Fulacht fia, Knockagolig, Co. Cork
Co. Cork |
Settlement Sites
At Knockagolig in north Cork, four ancient cooking sites lie within roughly 120 metres of one another, a concentration that hints at something more than casual or isolated use.
The one under consideration here is an oval spread of burnt and heat-shattered stone measuring approximately 23 metres north to south and nearly 16 metres east to west. These mounds, known in Irish as fulachtaí fia, are among the most common prehistoric monuments in the Irish landscape. They are the accumulated debris of repeated cooking: stones were heated in a fire, dropped into a water-filled trough to bring it to the boil, then discarded once they cracked. Over time, the broken, blackened stone built up into the low, often horseshoe-shaped mounds visible today.

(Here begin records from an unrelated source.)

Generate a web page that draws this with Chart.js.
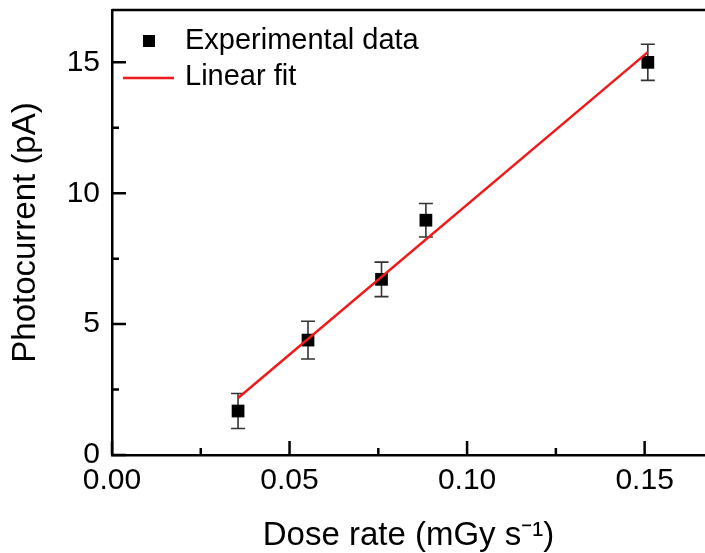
<!DOCTYPE html>
<html>
<head>
<meta charset="utf-8">
<script src="https://cdn.jsdelivr.net/npm/chart.js@4"></script>
<style>
  html, body { margin: 0; padding: 0; background: #fff; }
  #wrap { width: 705px; height: 553px; position: relative; }
</style>
</head>
<body>
<div id="wrap"><canvas id="chart"></canvas></div>
<script>
// Data
const doseRate = [0.0355, 0.0552, 0.0759, 0.0884, 0.1509];
const photocurrent = [1.68, 4.39, 6.71, 8.97, 15.0];
const errorBars = [0.67, 0.72, 0.66, 0.64, 0.69];
const fitX = [0.0355, 0.1509];
const fitY = [2.18, 15.39];

const xTicks = [0.00, 0.05, 0.10, 0.15];
const yTicks = [0, 5, 10, 15];

const FONT = "'Liberation Sans', Arial, Helvetica, sans-serif";
const RED = '#f01a1a';

// error bars behind the markers
const errorBarPlugin = {
    id: 'errorBars',
    beforeDatasetsDraw(chart) {
        const { ctx, scales: { x, y } } = chart;
        ctx.save();
        ctx.strokeStyle = '#333';
        ctx.lineWidth = 1.6;
        for (let i = 0; i < doseRate.length; i++) {
            const px = x.getPixelForValue(doseRate[i]);
            const top = y.getPixelForValue(photocurrent[i] + errorBars[i]);
            const bot = y.getPixelForValue(photocurrent[i] - errorBars[i]);
            ctx.beginPath();
            ctx.moveTo(px, top); ctx.lineTo(px, bot);
            ctx.moveTo(px - 7, top); ctx.lineTo(px + 7, top);
            ctx.moveTo(px - 7, bot); ctx.lineTo(px + 7, bot);
            ctx.stroke();
        }
        ctx.restore();
    }
};

// inward ticks, top frame and legend inside the plot
const framePlugin = {
    id: 'frame',
    afterDraw(chart) {
        const { ctx, chartArea: area, scales: { x, y } } = chart;
        ctx.save();
        ctx.strokeStyle = '#000';
        ctx.lineWidth = 2.5;
        ctx.beginPath();
        ctx.moveTo(area.left, area.top);
        ctx.lineTo(area.right, area.top);
        ctx.stroke();

        ctx.beginPath();
        for (let v = 0; v <= 0.1675; v += 0.025) {
            const px = x.getPixelForValue(v);
            const len = Math.round(v * 1000) % 50 === 0 ? 14 : 7;
            ctx.moveTo(px, area.bottom); ctx.lineTo(px, area.bottom - len);
        }
        for (let v = 0; v <= 17; v += 2.5) {
            const py = y.getPixelForValue(v);
            const len = v % 5 === 0 ? 14 : 7;
            ctx.moveTo(area.left, py); ctx.lineTo(area.left + len, py);
        }
        ctx.stroke();

        // legend
        ctx.fillStyle = '#000';
        ctx.fillRect(143, 35, 12, 12);
        ctx.strokeStyle = RED;
        ctx.lineWidth = 2.5;
        ctx.beginPath();
        ctx.moveTo(123, 78); ctx.lineTo(174, 78);
        ctx.stroke();
        ctx.font = '29px ' + FONT;
        ctx.textBaseline = 'middle';
        ctx.fillStyle = '#000';
        ctx.fillText('Experimental data', 185, 41);
        ctx.fillText('Linear fit', 185, 77);
        ctx.restore();
    }
};

const ctx = document.getElementById('chart').getContext('2d');
new Chart(ctx, {
    type: 'scatter',
    data: {
        datasets: [
            {
                label: 'Experimental data',
                data: doseRate.map((d, i) => ({ x: d, y: photocurrent[i] })),
                pointStyle: 'rect',
                pointRadius: 9,
                pointBackgroundColor: '#000',
                pointBorderColor: '#000',
                pointBorderWidth: 0,
                order: 2
            },
            {
                type: 'line',
                label: 'Linear fit',
                data: fitX.map((d, i) => ({ x: d, y: fitY[i] })),
                borderColor: RED,
                borderWidth: 2.5,
                pointRadius: 0,
                fill: false,
                order: 1
            }
        ]
    },
    options: {
        responsive: true,
        maintainAspectRatio: false,
        animation: false,
        layout: { autoPadding: false, padding: { top: 10, left: 0, right: 0, bottom: 0 } },
        plugins: {
            legend: { display: false },
            tooltip: { enabled: false }
        },
        scales: {
            x: {
                type: 'linear',
                min: 0,
                max: 0.167,
                afterBuildTicks: (scale) => { scale.ticks = xTicks.map(v => ({ value: v })); },
                afterFit: (scale) => {
                    scale.height = 98;
                    scale.paddingLeft = 0;
                    scale.paddingRight = 0;
                },
                grid: { display: false, drawTicks: false },
                border: { display: true, color: '#000', width: 2.5 },
                ticks: {
                    color: '#000',
                    font: { family: FONT, size: 30 },
                    padding: 8,
                    callback: (v) => Number(v).toFixed(2)
                },
                title: {
                    display: true,
                    text: 'Dose rate (mGy s⁻¹)',
                    color: '#000',
                    font: { family: FONT, size: 33 },
                    padding: { top: 0, bottom: -3 }
                }
            },
            y: {
                min: 0,
                max: 17,
                afterBuildTicks: (scale) => { scale.ticks = yTicks.map(v => ({ value: v })); },
                afterFit: (scale) => {
                    scale.width = 112;
                    scale.paddingTop = 0;
                    scale.paddingBottom = 0;
                },
                grid: { display: false, drawTicks: false },
                border: { display: true, color: '#000', width: 2.5 },
                ticks: {
                    color: '#000',
                    font: { family: FONT, size: 30 },
                    padding: 12
                },
                title: {
                    display: true,
                    text: 'Photocurrent (pA)',
                    color: '#000',
                    font: { family: FONT, size: 33 },
                    padding: { top: 6, bottom: 0 }
                }
            }
        }
    },
    plugins: [errorBarPlugin, framePlugin]
});
</script>
</body>
</html>
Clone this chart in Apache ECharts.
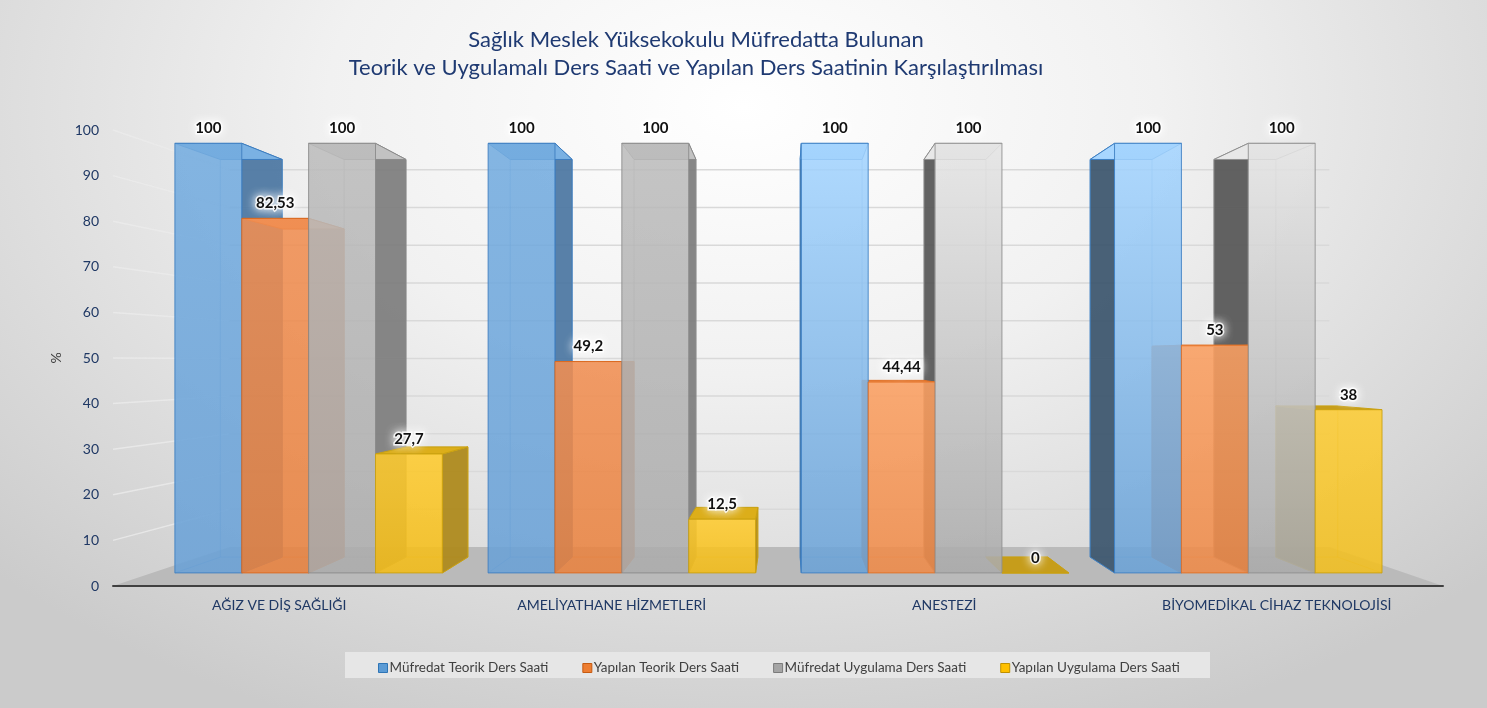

The proximity of the four sites at Knockagolig is what makes this particular location worth pausing over. A second fulacht fia sits just 11 metres to the east, a third roughly 60 metres to the south-southwest, and a fourth about 120 metres further in the same direction. Whether they were used simultaneously or accumulated across generations is not something the physical remains alone can answer. A note made by Bowman in 1934 may have recorded all four together, suggesting at least some of them were visible and identifiable as a group nearly a century ago, well before any formal archaeological survey of the area.